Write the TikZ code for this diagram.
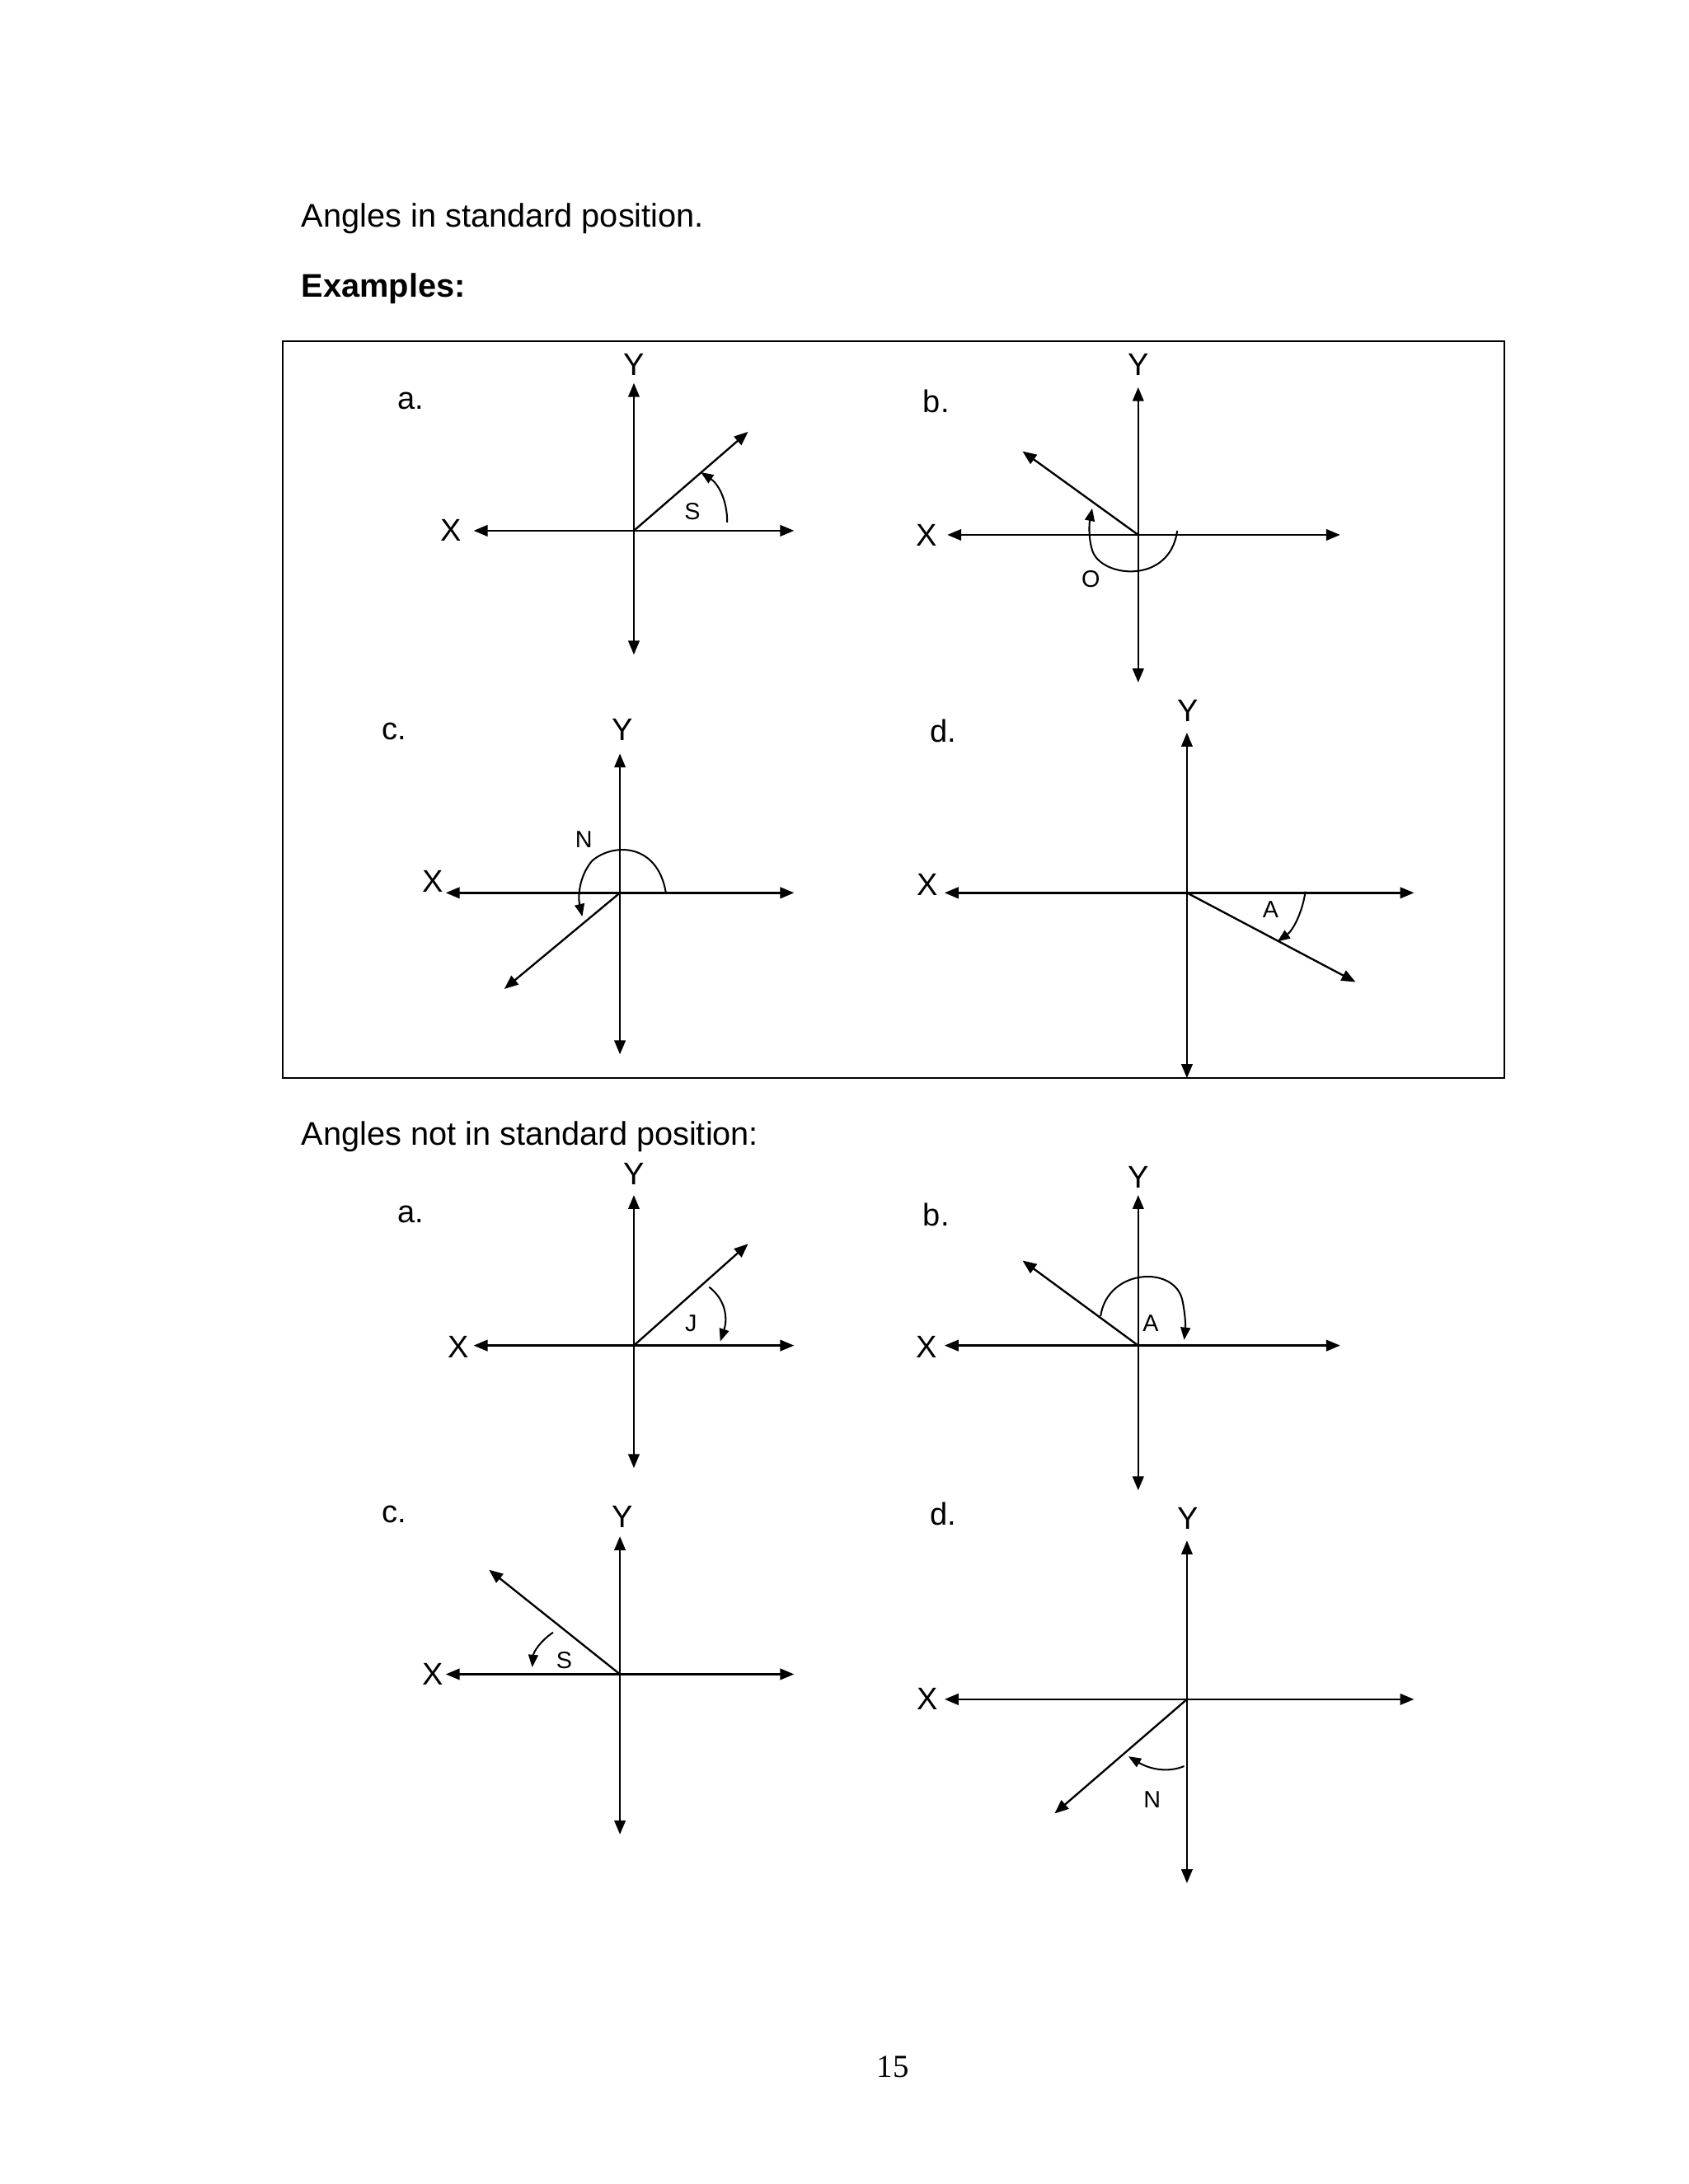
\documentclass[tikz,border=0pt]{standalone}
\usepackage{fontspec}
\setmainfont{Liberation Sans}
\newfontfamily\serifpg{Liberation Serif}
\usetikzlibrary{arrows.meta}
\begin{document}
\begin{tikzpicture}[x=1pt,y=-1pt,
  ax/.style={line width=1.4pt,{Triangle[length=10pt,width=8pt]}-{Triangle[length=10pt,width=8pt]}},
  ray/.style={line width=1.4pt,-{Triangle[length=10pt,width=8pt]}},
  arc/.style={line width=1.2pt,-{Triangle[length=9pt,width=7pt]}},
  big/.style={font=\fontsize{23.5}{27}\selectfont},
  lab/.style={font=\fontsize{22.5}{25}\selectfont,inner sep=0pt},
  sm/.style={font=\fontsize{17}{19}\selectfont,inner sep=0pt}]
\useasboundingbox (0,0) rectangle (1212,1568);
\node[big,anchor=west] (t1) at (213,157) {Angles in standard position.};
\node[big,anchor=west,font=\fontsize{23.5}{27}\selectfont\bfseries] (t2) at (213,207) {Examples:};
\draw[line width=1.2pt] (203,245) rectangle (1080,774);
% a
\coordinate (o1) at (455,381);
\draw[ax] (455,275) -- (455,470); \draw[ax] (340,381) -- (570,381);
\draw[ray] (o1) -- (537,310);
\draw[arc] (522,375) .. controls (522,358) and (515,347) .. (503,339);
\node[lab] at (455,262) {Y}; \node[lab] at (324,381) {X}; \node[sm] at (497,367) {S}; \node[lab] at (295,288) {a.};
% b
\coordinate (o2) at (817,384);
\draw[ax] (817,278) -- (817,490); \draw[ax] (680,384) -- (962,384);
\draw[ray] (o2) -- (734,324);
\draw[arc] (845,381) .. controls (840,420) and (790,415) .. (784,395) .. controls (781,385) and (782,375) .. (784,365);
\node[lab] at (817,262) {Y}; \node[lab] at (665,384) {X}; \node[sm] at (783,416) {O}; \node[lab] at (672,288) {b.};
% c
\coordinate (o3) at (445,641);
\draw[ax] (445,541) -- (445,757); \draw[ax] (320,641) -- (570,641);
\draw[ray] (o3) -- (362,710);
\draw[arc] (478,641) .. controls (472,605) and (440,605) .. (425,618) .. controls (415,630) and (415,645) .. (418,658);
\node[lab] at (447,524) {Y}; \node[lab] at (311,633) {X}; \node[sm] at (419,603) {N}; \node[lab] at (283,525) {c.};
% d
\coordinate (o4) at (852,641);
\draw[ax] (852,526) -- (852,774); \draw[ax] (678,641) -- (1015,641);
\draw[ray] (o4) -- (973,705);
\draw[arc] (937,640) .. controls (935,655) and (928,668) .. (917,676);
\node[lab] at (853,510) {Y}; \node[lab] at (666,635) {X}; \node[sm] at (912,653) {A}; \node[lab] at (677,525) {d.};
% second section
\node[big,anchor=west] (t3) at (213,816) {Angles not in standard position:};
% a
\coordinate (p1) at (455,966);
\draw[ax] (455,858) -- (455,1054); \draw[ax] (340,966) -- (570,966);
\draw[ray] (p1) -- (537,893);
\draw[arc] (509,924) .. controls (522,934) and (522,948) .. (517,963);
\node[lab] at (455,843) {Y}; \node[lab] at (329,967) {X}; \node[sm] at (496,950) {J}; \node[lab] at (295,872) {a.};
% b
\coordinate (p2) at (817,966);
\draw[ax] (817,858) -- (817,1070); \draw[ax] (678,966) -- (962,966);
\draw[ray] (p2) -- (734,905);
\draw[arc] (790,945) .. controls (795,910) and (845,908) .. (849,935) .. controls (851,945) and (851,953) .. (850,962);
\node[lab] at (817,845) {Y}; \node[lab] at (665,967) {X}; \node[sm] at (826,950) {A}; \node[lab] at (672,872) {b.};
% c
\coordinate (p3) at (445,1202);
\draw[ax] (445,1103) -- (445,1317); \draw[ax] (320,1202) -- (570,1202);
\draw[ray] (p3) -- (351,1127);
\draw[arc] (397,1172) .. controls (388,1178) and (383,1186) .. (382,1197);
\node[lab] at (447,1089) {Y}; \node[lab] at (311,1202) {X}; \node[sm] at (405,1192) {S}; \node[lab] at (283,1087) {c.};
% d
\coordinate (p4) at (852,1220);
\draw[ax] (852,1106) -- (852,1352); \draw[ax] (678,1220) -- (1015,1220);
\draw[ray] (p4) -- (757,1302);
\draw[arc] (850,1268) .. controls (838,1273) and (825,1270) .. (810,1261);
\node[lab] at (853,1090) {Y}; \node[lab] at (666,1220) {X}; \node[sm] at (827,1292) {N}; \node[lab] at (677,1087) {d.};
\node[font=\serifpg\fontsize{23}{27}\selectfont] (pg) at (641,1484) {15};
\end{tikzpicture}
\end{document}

§ Task prompt
Without the pictures, print the whole listing exactly as given.

§ Completed task
Write the TikZ code for this diagram.
\documentclass[tikz,border=0pt]{standalone}
\usepackage{fontspec}
\setmainfont{Liberation Sans}
\newfontfamily\serifpg{Liberation Serif}
\usetikzlibrary{arrows.meta}
\begin{document}
\begin{tikzpicture}[x=1pt,y=-1pt,
  ax/.style={line width=1.4pt,{Triangle[length=10pt,width=8pt]}-{Triangle[length=10pt,width=8pt]}},
  ray/.style={line width=1.4pt,-{Triangle[length=10pt,width=8pt]}},
  arc/.style={line width=1.2pt,-{Triangle[length=9pt,width=7pt]}},
  big/.style={font=\fontsize{23.5}{27}\selectfont},
  lab/.style={font=\fontsize{22.5}{25}\selectfont,inner sep=0pt},
  sm/.style={font=\fontsize{17}{19}\selectfont,inner sep=0pt}]
\useasboundingbox (0,0) rectangle (1212,1568);
\node[big,anchor=west] (t1) at (213,157) {Angles in standard position.};
\node[big,anchor=west,font=\fontsize{23.5}{27}\selectfont\bfseries] (t2) at (213,207) {Examples:};
\draw[line width=1.2pt] (203,245) rectangle (1080,774);
% a
\coordinate (o1) at (455,381);
\draw[ax] (455,275) -- (455,470); \draw[ax] (340,381) -- (570,381);
\draw[ray] (o1) -- (537,310);
\draw[arc] (522,375) .. controls (522,358) and (515,347) .. (503,339);
\node[lab] at (455,262) {Y}; \node[lab] at (324,381) {X}; \node[sm] at (497,367) {S}; \node[lab] at (295,288) {a.};
% b
\coordinate (o2) at (817,384);
\draw[ax] (817,278) -- (817,490); \draw[ax] (680,384) -- (962,384);
\draw[ray] (o2) -- (734,324);
\draw[arc] (845,381) .. controls (840,420) and (790,415) .. (784,395) .. controls (781,385) and (782,375) .. (784,365);
\node[lab] at (817,262) {Y}; \node[lab] at (665,384) {X}; \node[sm] at (783,416) {O}; \node[lab] at (672,288) {b.};
% c
\coordinate (o3) at (445,641);
\draw[ax] (445,541) -- (445,757); \draw[ax] (320,641) -- (570,641);
\draw[ray] (o3) -- (362,710);
\draw[arc] (478,641) .. controls (472,605) and (440,605) .. (425,618) .. controls (415,630) and (415,645) .. (418,658);
\node[lab] at (447,524) {Y}; \node[lab] at (311,633) {X}; \node[sm] at (419,603) {N}; \node[lab] at (283,525) {c.};
% d
\coordinate (o4) at (852,641);
\draw[ax] (852,526) -- (852,774); \draw[ax] (678,641) -- (1015,641);
\draw[ray] (o4) -- (973,705);
\draw[arc] (937,640) .. controls (935,655) and (928,668) .. (917,676);
\node[lab] at (853,510) {Y}; \node[lab] at (666,635) {X}; \node[sm] at (912,653) {A}; \node[lab] at (677,525) {d.};
% second section
\node[big,anchor=west] (t3) at (213,816) {Angles not in standard position:};
% a
\coordinate (p1) at (455,966);
\draw[ax] (455,858) -- (455,1054); \draw[ax] (340,966) -- (570,966);
\draw[ray] (p1) -- (537,893);
\draw[arc] (509,924) .. controls (522,934) and (522,948) .. (517,963);
\node[lab] at (455,843) {Y}; \node[lab] at (329,967) {X}; \node[sm] at (496,950) {J}; \node[lab] at (295,872) {a.};
% b
\coordinate (p2) at (817,966);
\draw[ax] (817,858) -- (817,1070); \draw[ax] (678,966) -- (962,966);
\draw[ray] (p2) -- (734,905);
\draw[arc] (790,945) .. controls (795,910) and (845,908) .. (849,935) .. controls (851,945) and (851,953) .. (850,962);
\node[lab] at (817,845) {Y}; \node[lab] at (665,967) {X}; \node[sm] at (826,950) {A}; \node[lab] at (672,872) {b.};
% c
\coordinate (p3) at (445,1202);
\draw[ax] (445,1103) -- (445,1317); \draw[ax] (320,1202) -- (570,1202);
\draw[ray] (p3) -- (351,1127);
\draw[arc] (397,1172) .. controls (388,1178) and (383,1186) .. (382,1197);
\node[lab] at (447,1089) {Y}; \node[lab] at (311,1202) {X}; \node[sm] at (405,1192) {S}; \node[lab] at (283,1087) {c.};
% d
\coordinate (p4) at (852,1220);
\draw[ax] (852,1106) -- (852,1352); \draw[ax] (678,1220) -- (1015,1220);
\draw[ray] (p4) -- (757,1302);
\draw[arc] (850,1268) .. controls (838,1273) and (825,1270) .. (810,1261);
\node[lab] at (853,1090) {Y}; \node[lab] at (666,1220) {X}; \node[sm] at (827,1292) {N}; \node[lab] at (677,1087) {d.};
\node[font=\serifpg\fontsize{23}{27}\selectfont] (pg) at (641,1484) {15};
\end{tikzpicture}
\end{document}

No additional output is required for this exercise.